@1Bad_Scientist

The Martian, 2015: Matt Damon tries to prove how Irish he is by growing potatoes on Mars then leaving because he’s hungry.

@1Bad_Scientist

*at Thanksgiving dinner*
Me: One of you is eating poison green bean casserole.

Everyone: *gasp*

Me: Just kidding you all are.

@1Bad_Scientist

Her: Why do you have a copy of 50 Shades of Grey in your bathroom? Perv!
Me: Oh. No that’s just for when I run out of toilet paper.

@1Bad_Scientist

Here’s a list of things I need you to accomplish without any resources to do them with.
-management

@1Bad_Scientist

Boss: I’m sorry but we have to let you go.
Me: Really? That’s not what these pics of you and your secretary said.
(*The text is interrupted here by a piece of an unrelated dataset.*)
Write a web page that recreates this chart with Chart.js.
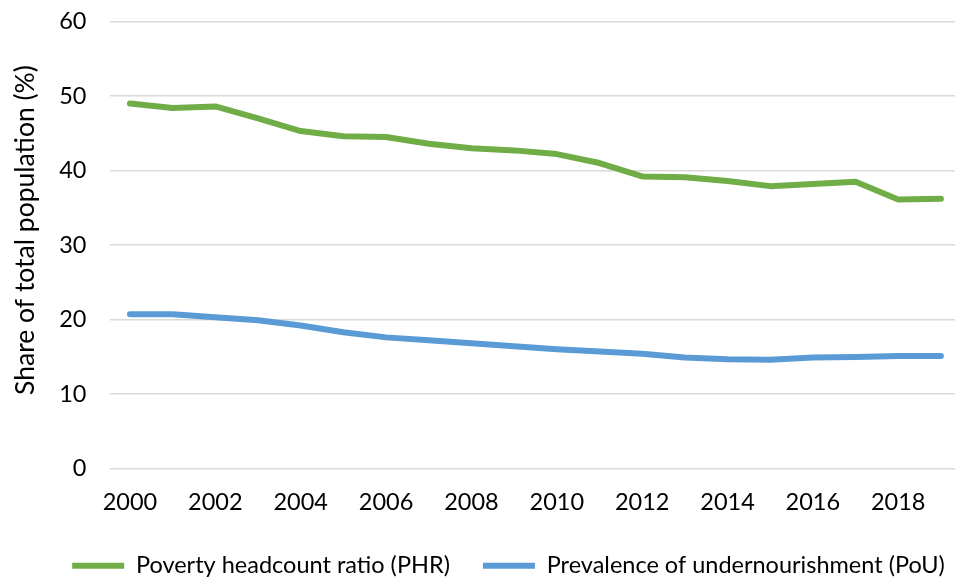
<!DOCTYPE html>
<html>
<head>
<meta charset="utf-8">
<script src="https://cdn.jsdelivr.net/npm/chart.js@4.4.1/dist/chart.umd.min.js"></script>
<style>
  html, body { margin: 0; padding: 0; background: #ffffff; }
  #wrap { width: 955px; height: 577px; position: relative; }
</style>
</head>
<body>
<div id="wrap"><canvas id="chart"></canvas></div>
<script>
// Years covered by both series
const years = [2000, 2001, 2002, 2003, 2004, 2005, 2006, 2007, 2008, 2009,
               2010, 2011, 2012, 2013, 2014, 2015, 2016, 2017, 2018, 2019];

// Poverty headcount ratio (PHR), % of total population
const phrValues = [49.0, 48.4, 48.6, 47.0, 45.3, 44.6, 44.5, 43.6, 43.0, 42.7,
                   42.2, 41.0, 39.2, 39.1, 38.6, 37.9, 38.2, 38.5, 36.1, 36.2];

// Prevalence of undernourishment (PoU), % of total population
const pouValues = [20.7, 20.7, 20.3, 19.9, 19.2, 18.3, 17.6, 17.2, 16.8, 16.4,
                   16.0, 15.7, 15.4, 14.9, 14.65, 14.6, 14.9, 14.95, 15.1, 15.1];

// Axis tick labels
const xTickYears = [2000, 2002, 2004, 2006, 2008, 2010, 2012, 2014, 2016, 2018];
const yTickValues = [0, 10, 20, 30, 40, 50, 60];

const seriesNames = ['Poverty headcount ratio (PHR)', 'Prevalence of undernourishment (PoU)'];
const yAxisTitle = 'Share of total population (%)';

const FONT_FAMILY = 'Lato, "Open Sans", "DejaVu Sans", sans-serif';
const FONT_SIZE = 23.5;
const TITLE_SIZE = 26.5;
const TEXT_COLOR = '#000000';
const GREEN = '#70ad47';
const BLUE = '#5b9bd5';

const toPoints = (vals) => years.map((y, i) => ({ x: y, y: vals[i] }));

// Rotated y-axis title, drawn beside the tick labels
const yTitlePlugin = {
  id: 'yTitle',
  afterDraw(chart) {
    const ctx = chart.ctx;
    ctx.save();
    ctx.translate(25, 230);
    ctx.rotate(-Math.PI / 2);
    ctx.font = TITLE_SIZE + 'px ' + FONT_FAMILY;
    ctx.fillStyle = TEXT_COLOR;
    ctx.textAlign = 'center';
    ctx.textBaseline = 'middle';
    ctx.fillText(yAxisTitle, 0, 0);
    ctx.restore();
  }
};

// Nudge the legend row so it sits under the plot
const LEGEND_SHIFT_X = 31;
const LEGEND_SHIFT_Y = 1;
const legendShiftPlugin = {
  id: 'legendShift',
  afterLayout(chart) {
    const lg = chart.legend;
    if (lg) {
      lg.left += LEGEND_SHIFT_X; lg.right += LEGEND_SHIFT_X;
      lg.top += LEGEND_SHIFT_Y; lg.bottom += LEGEND_SHIFT_Y;
    }
  }
};

new Chart(document.getElementById('chart'), {
  type: 'line',
  data: {
    datasets: [
      {
        label: seriesNames[0],
        data: toPoints(phrValues),
        borderColor: GREEN,
        backgroundColor: GREEN,
        borderWidth: 6,
        borderCapStyle: 'round',
        borderJoinStyle: 'round',
        pointRadius: 0,
        pointHoverRadius: 0,
        tension: 0,
        fill: false
      },
      {
        label: seriesNames[1],
        data: toPoints(pouValues),
        borderColor: BLUE,
        backgroundColor: BLUE,
        borderWidth: 6,
        borderCapStyle: 'round',
        borderJoinStyle: 'round',
        pointRadius: 0,
        pointHoverRadius: 0,
        tension: 0,
        fill: false
      }
    ]
  },
  options: {
    responsive: true,
    maintainAspectRatio: false,
    animation: false,
    devicePixelRatio: 1,
    layout: { padding: { top: 21.5, right: 0, bottom: 0, left: 0 } },
    plugins: {
      tooltip: { enabled: false },
      legend: {
        position: 'bottom',
        maxHeight: 57,
        labels: {
          usePointStyle: true,
          pointStyle: 'line',
          pointStyleWidth: 52,
          padding: 33,
          color: TEXT_COLOR,
          font: { family: FONT_FAMILY, size: FONT_SIZE }
        }
      }
    },
    scales: {
      x: {
        type: 'linear',
        min: 1999.52,
        max: 2019.33,
        afterBuildTicks: (scale) => { scale.ticks = xTickYears.map(v => ({ value: v })); },
        afterFit: (scale) => { scale.height = 51.5; },
        grid: { display: false },
        border: { display: false },
        ticks: {
          autoSkip: false,
          maxRotation: 0,
          padding: 12,
          color: TEXT_COLOR,
          font: { family: FONT_FAMILY, size: FONT_SIZE },
          callback: (v) => String(v)
        }
      },
      y: {
        min: 0,
        max: 60,
        afterBuildTicks: (scale) => { scale.ticks = yTickValues.map(v => ({ value: v })); },
        afterFit: (scale) => {
          scale.width = 109.5;
          scale.paddingTop = 0;
          scale.paddingBottom = 0;
        },
        grid: { color: '#d9d9d9', lineWidth: 1.5, drawTicks: false },
        border: { display: false },
        ticks: {
          padding: 23,
          color: TEXT_COLOR,
          font: { family: FONT_FAMILY, size: FONT_SIZE }
        }
      }
    }
  },
  plugins: [yTitlePlugin, legendShiftPlugin]
});
</script>
</body>
</html>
They said I need a raise.

@1Bad_Scientist

Me: how was your date?
Friend: I ruined her panties.
M: Wow that’s hot man.
F: No she got food poisoning from my cooking, bro.

@1Bad_Scientist

Neighbor: Help I have a plumbing emergency!
Me: *grabs tools*
Neighbor is naked and wet
Me: um what kind of plumbing are we talking about?

@1Bad_Scientist

I’m at my most British when she says “teabag me” and I drop a sack of Earl Grey in her mouth.